Answer: Total war does not increase diversity of civilizations because certain mixture populations would be absent from totality. On the other hand, refusing supremacy may destroy all those histories! The correct maximum diversity decision is therefore to randomly decide. For example, one could let a photon pass through a polarizing beam splitter and destroy all competing civilizations in the medium cosmic environment if the photon arrives in the horizontally polarized output, otherwise just wait or even seek “enrichment” through contact with other civilizations.
What is wrong with the above? Everything 100 Ps correct except for one arbitrary input – the doctrine of diversity! There should be no such unjustifiable doctrine that leads to so much suffering – not if there is any free will against bio-sociological constraints such as those of humans being socially evolved, aggressive apes with predictable collective behavior. So let us set aside PC bollocks-pussy-flaps-theories (BPFT) of intellectuals defending their privileges.
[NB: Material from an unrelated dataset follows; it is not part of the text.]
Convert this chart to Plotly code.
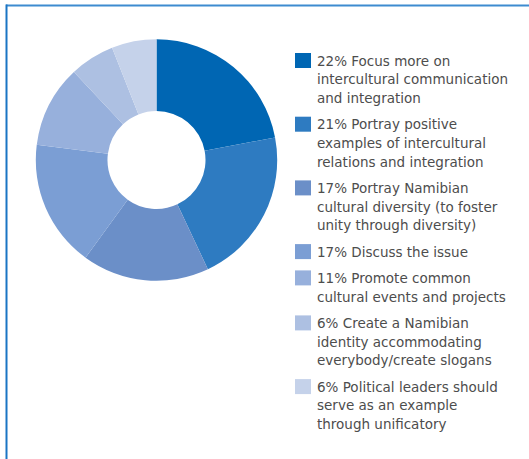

With a "reasonable" mindset instead, we look out for ourselves and avoid impending dangers, be they comets or sub-populations that for whatever reason, intended or unintended, bring suffering. This “doctrine” is not paradoxical and self-destroying like the previously assumed one. On the contrary, it is self-consistent and thus consistent with stability and harmonious social systems rather than instability for diversity’s sake: Without those capable of culture and compassion, morally correct decisions are taken less – some can perhaps never be taken.